Around 1000 years ago, a long and bloody war engulfed the five indigenous nations that inhabited what is now known as central New York State, southern Ontario, southern Quebec, and western Vermont. In the west were the Seneca and Cayuga nations. To the east were the Kanien'kehá:ka and Oneida nations. Located in the center of this territory was the Onondaga Nation.

In the midst of this war, a messenger known as the Peacemaker provided a path of peace, righteousness, and power that unified these nations and put an end to their bloody war. This union or alliance is called the Haudenosaunee, a western Iroquoian term that is generally translated as People of the Longhouse. The Kanien'kehá:ka term is Rotinonhsón:ni, which means "they are building an extended house." In 1722, the Tuscarora Nation was adopted into the Haudenosaunee, becoming the sixth nation of the confederation.

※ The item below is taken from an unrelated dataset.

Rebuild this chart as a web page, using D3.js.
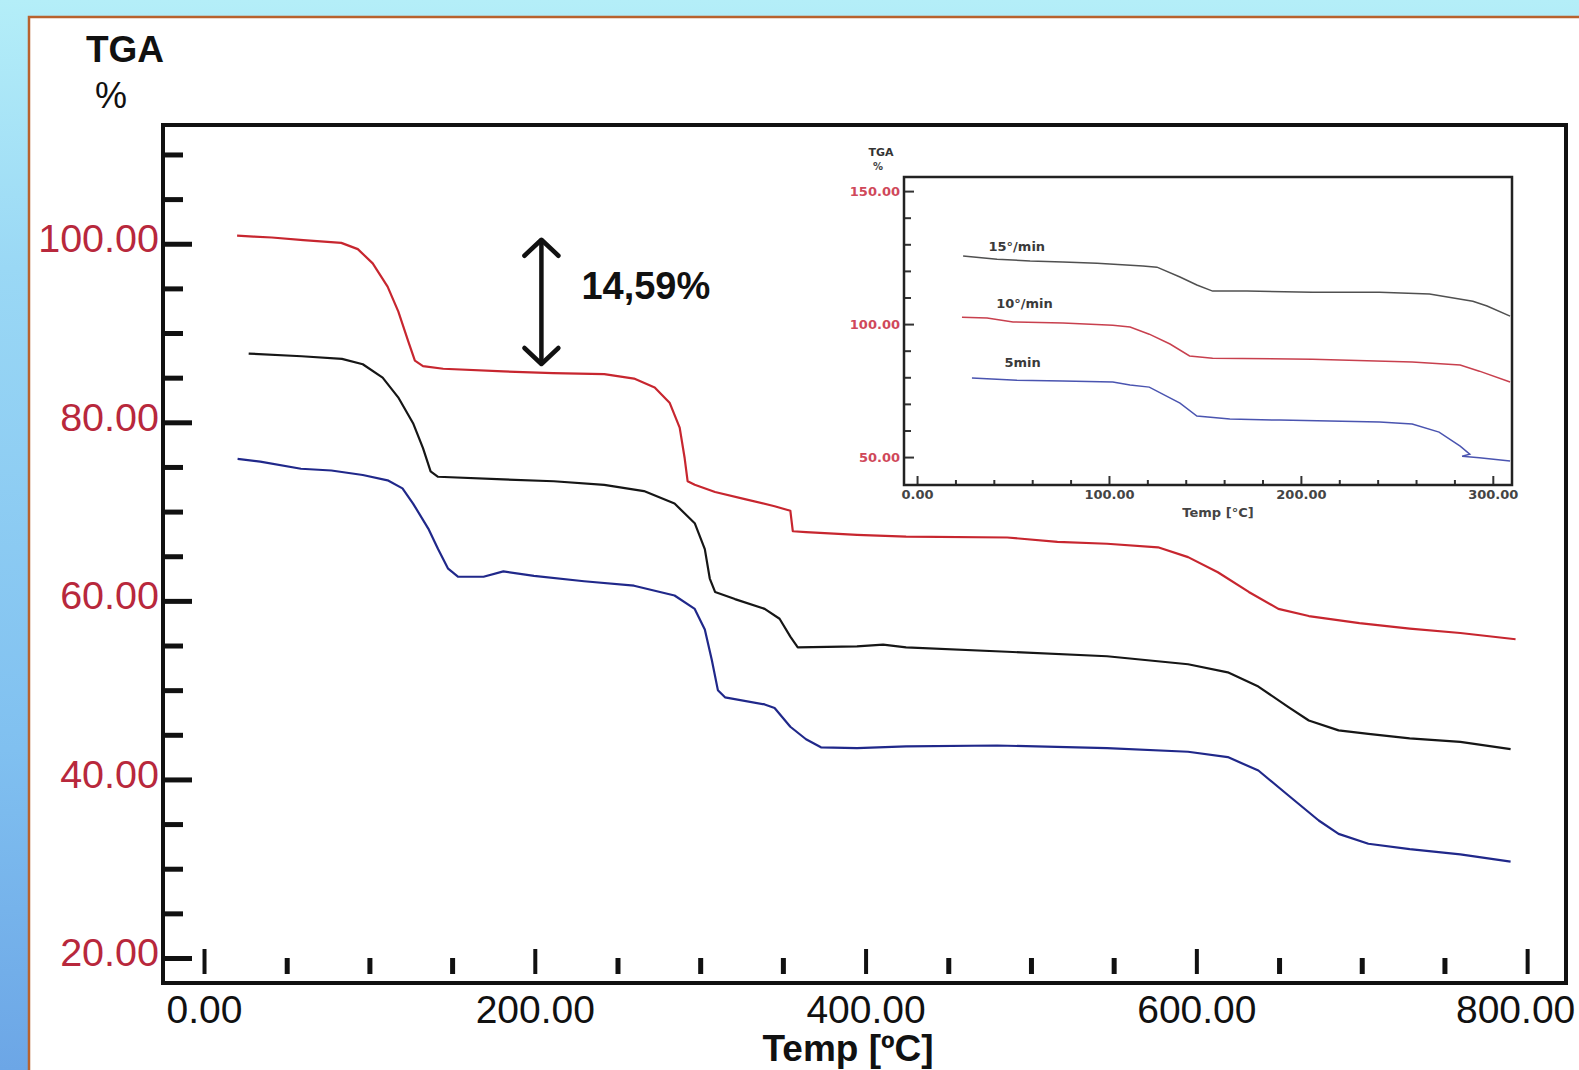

The foundation of Haudenosaunee Confederacy is the Kaianere'kó:wa - the Great Law of Peace. This ancient doctrine provides an elaborate and efficient institution of democratic governance, social and economic stability, and a moral equation to achieve a personal and collective peace.

The Haudenosaunee Confederacy is a constitutional democracy that is governed by a group of 50 Chiefs, who make decisions through a complex consensus-building process.

In colonial times, the Haudenosaunee Confederacy held a prevalent political and military influence over the Eastern Woodlands of North America.